Quantum-Safe Cryptography: A Call for National Action

For years, I have emphasized the strategic significance of expanding Europe’s and Italy’s presence in the global microchip supply chain exploiting the ongoing restructuring due to the U.S.-China tensions. However, there is another technological challenge involving national supply chains on the horizon that demands attention: the management of risks in the realm of cryptography, driven by the advent of quantum computers.

Without delving into technicalities, quantum computing operates on qubits, which can simultaneously represent two pieces of information. In contrast, classical computers use bits valued at either 1 or 0. As the number of qubits increases, so does the potential for exponentially greater computing power in quantum computers. This is not the case with traditional computers. IBM’s recent achievement of Osprey, boasting 433 qubits, is a notable milestone. When quantum computers with several thousand qubits become a reality, problems that currently require centuries of computation could be solved in a short time. One example of such a problem is prime number factorization, the foundation of the RSA asymmetric cryptosystem, among other applications. Fujitsu researchers contend that a minimum of 10,000 qubits is needed to crack RSA encryption. Undoubtedly, the country that successfully deploys this level of quantum capability will attain a decisive strategic advantage in military, intelligence, and commercial domains, because a significant portion of the data encrypted with current ciphers will effectively be exposed in plaintext. These ciphers currently safeguard much of the Internet protocols as well as credit card data during online transactions. Research, development, and substantial public and private investment in the United States, China, Japan, and, to a lesser extent, Europe, have created an environment where experts anticipate a technological breakthrough in the medium term.
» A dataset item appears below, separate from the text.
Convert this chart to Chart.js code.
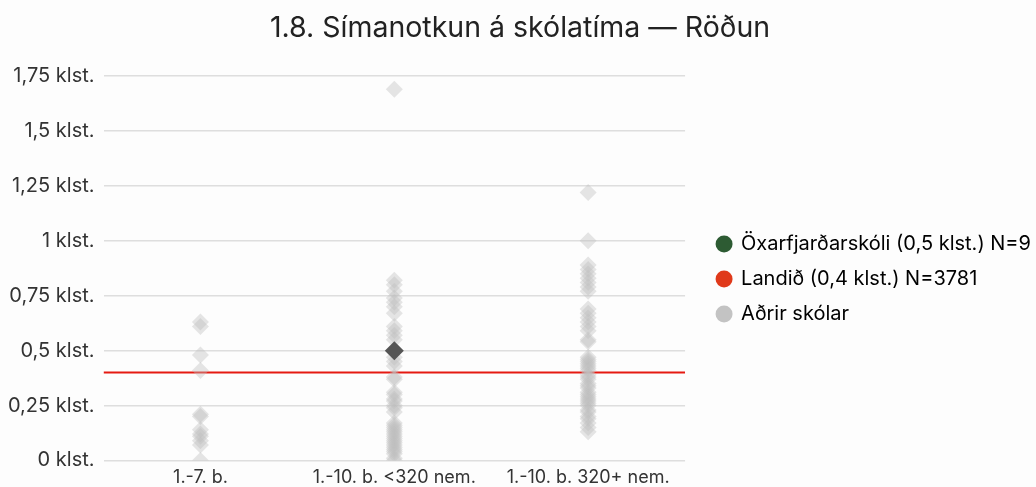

To prevent any technological surprises, President Biden recently issued an executive order mandating the transition of all federal government information assets to encryption protocols, namely quantum-safe protocols, that are resistant to quantum computer attacks by 2035. While 2035 may seem distant, the process that must be initiated is lengthy, intricate, and involves multiple stakeholders. Federal agencies and local governments must identify software and computer systems requiring replacement. Given the scale of this endeavor, clear priorities must be established, with strategic systems and data taking precedence in adopting the new encryption systems. The industrial supply chains involved in manufacturing encryption and decryption software packages and devices will also be affected. Unlike microchip supply chains, encryption supply chains have historically been domestic, primarily to protect strategic and critical communications and data, including military information. The scientific community must develop quantum-safe cryptographic algorithms. In 2016, the U.S. National Institute for Standards and Technology initiated an international scientific competition to evaluate algorithms for industrial use. After years of rigorous evaluation for correctness, security, and efficiency, four proposals have emerged as survivors and are now entering the phase of assessing industrialization costs. As these top quantum-safe algorithms become standard, national industrial supply chains will implement them, eventually replacing existing cryptographic systems. This magnitude of change will also impact commercial communications and data, creating a substantial civilian market.

Each allied country must promptly undertake a nationwide effort to upgrade their cryptographic systems; failure to do so will impede the sharing of sensitive information among allies. The country that acts swiftly will seize a significant share of the civilian quantum-safe encryption market. Hence, it is crucial for each nation to have technology solutions that can competitively meet these requirements, safeguarding both national communications and commercially sensitive sectors like banking. This necessitates a long-term systemic approach. A nation caught unprepared will be compelled to seek these technologies abroad, which carries its own disadvantages, even solely from a commercial standpoint. Given Italy’s reputable presence in the encryption industry, it is incumbent upon us to accept this challenge and to be in the heading nations’ group leading this change.